## Begin Dataset extract
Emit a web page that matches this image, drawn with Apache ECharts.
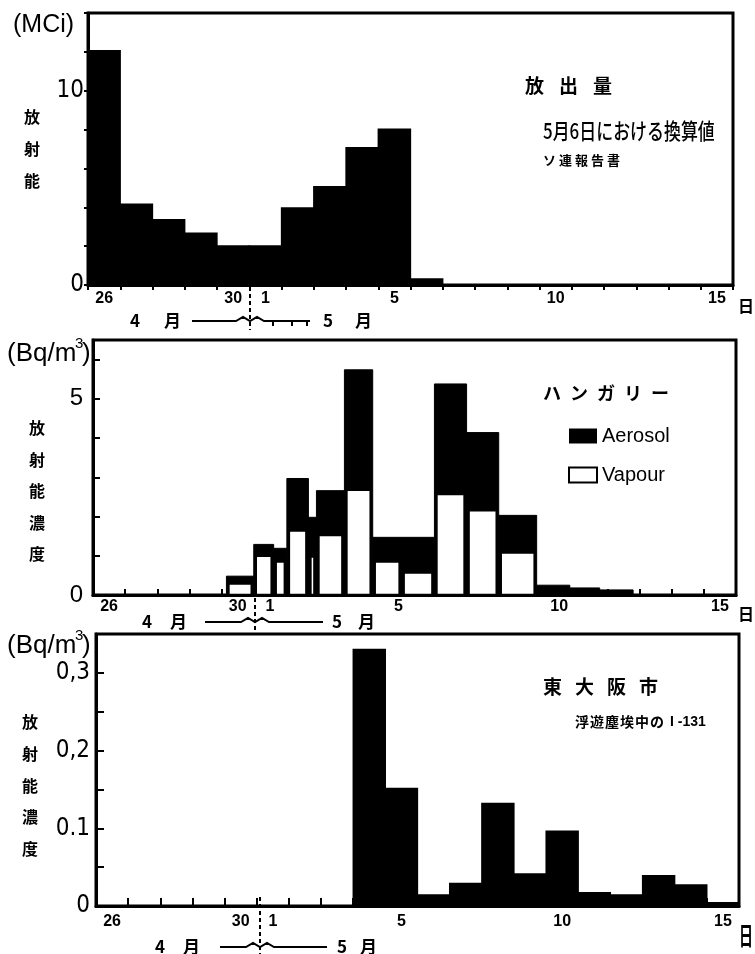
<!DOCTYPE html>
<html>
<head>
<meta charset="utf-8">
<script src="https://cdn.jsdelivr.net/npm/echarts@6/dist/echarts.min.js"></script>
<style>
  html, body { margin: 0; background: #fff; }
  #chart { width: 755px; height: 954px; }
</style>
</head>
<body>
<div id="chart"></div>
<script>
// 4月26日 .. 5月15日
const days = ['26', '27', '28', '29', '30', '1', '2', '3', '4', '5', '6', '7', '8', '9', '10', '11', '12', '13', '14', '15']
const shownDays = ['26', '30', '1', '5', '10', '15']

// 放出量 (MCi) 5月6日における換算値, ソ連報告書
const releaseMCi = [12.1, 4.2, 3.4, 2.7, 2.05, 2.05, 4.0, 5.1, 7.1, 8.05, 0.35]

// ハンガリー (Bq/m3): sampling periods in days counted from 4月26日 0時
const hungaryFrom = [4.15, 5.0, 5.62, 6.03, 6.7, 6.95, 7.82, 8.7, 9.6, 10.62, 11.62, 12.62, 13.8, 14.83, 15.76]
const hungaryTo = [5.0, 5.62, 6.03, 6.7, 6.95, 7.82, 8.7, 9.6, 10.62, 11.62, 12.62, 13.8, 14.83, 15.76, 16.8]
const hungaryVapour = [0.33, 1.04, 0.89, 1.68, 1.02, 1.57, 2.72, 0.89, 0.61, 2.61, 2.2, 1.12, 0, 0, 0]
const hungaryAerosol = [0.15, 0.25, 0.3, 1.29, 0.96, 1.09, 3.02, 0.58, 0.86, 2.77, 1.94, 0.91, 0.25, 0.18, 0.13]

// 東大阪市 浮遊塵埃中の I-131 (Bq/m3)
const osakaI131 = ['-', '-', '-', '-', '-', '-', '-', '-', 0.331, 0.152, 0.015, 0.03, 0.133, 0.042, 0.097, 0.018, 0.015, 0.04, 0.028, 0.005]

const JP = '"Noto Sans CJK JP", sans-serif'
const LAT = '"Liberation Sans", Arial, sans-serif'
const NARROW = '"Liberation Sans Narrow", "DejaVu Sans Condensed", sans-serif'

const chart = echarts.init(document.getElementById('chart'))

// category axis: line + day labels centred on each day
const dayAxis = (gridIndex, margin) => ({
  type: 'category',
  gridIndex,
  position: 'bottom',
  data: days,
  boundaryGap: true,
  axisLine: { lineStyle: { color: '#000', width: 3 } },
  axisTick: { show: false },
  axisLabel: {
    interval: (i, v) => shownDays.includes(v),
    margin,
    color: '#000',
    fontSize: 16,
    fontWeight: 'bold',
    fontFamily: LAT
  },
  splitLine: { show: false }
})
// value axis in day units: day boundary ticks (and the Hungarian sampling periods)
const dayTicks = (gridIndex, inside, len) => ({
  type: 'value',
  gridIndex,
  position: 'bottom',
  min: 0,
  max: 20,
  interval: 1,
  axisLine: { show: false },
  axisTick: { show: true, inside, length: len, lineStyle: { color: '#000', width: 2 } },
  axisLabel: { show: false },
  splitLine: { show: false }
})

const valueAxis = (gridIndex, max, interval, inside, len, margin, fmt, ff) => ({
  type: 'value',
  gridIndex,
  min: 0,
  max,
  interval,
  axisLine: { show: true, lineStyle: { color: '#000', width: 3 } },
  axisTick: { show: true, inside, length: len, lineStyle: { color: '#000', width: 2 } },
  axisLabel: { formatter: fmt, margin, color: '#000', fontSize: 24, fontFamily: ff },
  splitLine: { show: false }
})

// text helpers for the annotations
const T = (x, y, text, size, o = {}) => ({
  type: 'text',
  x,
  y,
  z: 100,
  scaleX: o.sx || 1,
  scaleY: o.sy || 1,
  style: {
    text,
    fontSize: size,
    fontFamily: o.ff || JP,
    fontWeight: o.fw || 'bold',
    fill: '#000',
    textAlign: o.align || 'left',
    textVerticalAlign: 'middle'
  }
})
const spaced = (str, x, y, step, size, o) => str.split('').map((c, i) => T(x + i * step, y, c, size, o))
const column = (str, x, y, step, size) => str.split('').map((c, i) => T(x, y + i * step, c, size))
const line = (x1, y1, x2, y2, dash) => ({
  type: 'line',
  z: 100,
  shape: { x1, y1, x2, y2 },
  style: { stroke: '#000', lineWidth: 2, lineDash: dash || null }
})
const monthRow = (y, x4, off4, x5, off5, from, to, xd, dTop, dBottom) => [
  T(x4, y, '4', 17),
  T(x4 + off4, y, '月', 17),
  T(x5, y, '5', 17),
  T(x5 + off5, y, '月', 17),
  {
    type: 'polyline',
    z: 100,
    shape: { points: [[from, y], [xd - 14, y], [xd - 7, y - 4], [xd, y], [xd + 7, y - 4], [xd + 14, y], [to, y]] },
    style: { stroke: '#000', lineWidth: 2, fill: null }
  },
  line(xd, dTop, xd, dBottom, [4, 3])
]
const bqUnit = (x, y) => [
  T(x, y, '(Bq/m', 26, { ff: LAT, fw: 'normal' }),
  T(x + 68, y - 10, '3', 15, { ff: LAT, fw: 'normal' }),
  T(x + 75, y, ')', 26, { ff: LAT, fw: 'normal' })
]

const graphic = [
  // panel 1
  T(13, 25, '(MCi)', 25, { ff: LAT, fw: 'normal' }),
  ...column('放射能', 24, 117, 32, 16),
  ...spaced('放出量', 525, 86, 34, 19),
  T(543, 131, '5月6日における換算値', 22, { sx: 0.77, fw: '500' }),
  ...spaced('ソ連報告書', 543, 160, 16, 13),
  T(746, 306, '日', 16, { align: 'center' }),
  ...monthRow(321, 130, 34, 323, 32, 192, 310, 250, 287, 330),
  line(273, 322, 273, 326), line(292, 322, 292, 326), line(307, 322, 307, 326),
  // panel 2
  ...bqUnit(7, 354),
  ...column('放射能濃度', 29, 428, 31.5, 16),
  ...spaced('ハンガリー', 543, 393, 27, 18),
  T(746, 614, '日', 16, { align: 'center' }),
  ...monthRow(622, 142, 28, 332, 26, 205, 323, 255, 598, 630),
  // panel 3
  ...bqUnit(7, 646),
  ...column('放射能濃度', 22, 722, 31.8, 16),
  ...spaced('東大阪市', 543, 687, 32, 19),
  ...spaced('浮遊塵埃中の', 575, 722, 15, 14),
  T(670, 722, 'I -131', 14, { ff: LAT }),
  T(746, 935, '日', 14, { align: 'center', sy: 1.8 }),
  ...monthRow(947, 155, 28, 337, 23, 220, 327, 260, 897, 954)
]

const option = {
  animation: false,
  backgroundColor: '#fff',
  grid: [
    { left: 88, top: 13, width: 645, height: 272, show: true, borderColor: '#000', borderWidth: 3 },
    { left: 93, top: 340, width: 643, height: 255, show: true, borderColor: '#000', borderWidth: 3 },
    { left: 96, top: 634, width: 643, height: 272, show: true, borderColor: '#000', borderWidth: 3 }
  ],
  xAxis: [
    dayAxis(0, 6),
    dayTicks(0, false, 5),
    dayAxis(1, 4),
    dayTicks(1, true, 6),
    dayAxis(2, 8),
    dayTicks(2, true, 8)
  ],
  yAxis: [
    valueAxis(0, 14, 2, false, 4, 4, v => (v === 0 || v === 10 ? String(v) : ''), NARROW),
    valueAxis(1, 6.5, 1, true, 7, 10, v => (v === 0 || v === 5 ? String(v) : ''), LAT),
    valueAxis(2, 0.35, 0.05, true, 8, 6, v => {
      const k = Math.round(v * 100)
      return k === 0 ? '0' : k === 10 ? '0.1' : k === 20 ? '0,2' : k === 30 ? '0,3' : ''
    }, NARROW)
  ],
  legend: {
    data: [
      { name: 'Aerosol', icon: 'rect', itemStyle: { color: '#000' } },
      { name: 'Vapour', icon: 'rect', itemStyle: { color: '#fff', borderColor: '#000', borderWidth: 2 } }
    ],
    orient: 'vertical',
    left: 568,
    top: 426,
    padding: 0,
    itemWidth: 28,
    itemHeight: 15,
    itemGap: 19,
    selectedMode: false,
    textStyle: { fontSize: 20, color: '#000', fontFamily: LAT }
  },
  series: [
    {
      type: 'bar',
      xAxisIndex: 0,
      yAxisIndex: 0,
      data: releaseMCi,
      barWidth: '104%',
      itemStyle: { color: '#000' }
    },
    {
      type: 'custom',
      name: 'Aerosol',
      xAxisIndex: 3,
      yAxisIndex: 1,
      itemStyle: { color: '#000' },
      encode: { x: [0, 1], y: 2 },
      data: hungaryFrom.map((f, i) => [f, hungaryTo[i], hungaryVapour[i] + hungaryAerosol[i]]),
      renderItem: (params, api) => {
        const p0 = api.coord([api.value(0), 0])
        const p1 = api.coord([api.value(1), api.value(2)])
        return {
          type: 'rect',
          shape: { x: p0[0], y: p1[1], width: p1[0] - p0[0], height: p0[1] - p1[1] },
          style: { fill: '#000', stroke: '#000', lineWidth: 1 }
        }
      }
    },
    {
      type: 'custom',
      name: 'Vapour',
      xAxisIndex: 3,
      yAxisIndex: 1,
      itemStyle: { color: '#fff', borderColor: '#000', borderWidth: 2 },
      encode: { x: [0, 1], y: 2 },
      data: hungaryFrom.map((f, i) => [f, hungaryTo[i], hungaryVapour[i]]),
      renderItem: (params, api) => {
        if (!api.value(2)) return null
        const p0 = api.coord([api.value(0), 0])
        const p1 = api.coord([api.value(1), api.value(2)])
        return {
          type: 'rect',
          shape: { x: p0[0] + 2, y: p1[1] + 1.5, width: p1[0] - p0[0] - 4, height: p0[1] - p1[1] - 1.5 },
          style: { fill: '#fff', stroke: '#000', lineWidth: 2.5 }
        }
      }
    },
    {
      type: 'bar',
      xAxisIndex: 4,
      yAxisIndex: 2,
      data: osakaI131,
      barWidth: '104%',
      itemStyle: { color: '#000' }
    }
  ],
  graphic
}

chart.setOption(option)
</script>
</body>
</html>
## End Dataset extract
_Short problem_: Return nothing but the lines running from the start of the data to the line with "7.1, 8.05, 0.35]", please, both ends included and no pictures.

_Answer to the problem_:
Emit a web page that matches this image, drawn with Apache ECharts.
<!DOCTYPE html>
<html>
<head>
<meta charset="utf-8">
<script src="https://cdn.jsdelivr.net/npm/echarts@6/dist/echarts.min.js"></script>
<style>
  html, body { margin: 0; background: #fff; }
  #chart { width: 755px; height: 954px; }
</style>
</head>
<body>
<div id="chart"></div>
<script>
// 4月26日 .. 5月15日
const days = ['26', '27', '28', '29', '30', '1', '2', '3', '4', '5', '6', '7', '8', '9', '10', '11', '12', '13', '14', '15']
const shownDays = ['26', '30', '1', '5', '10', '15']

// 放出量 (MCi) 5月6日における換算値, ソ連報告書
const releaseMCi = [12.1, 4.2, 3.4, 2.7, 2.05, 2.05, 4.0, 5.1, 7.1, 8.05, 0.35]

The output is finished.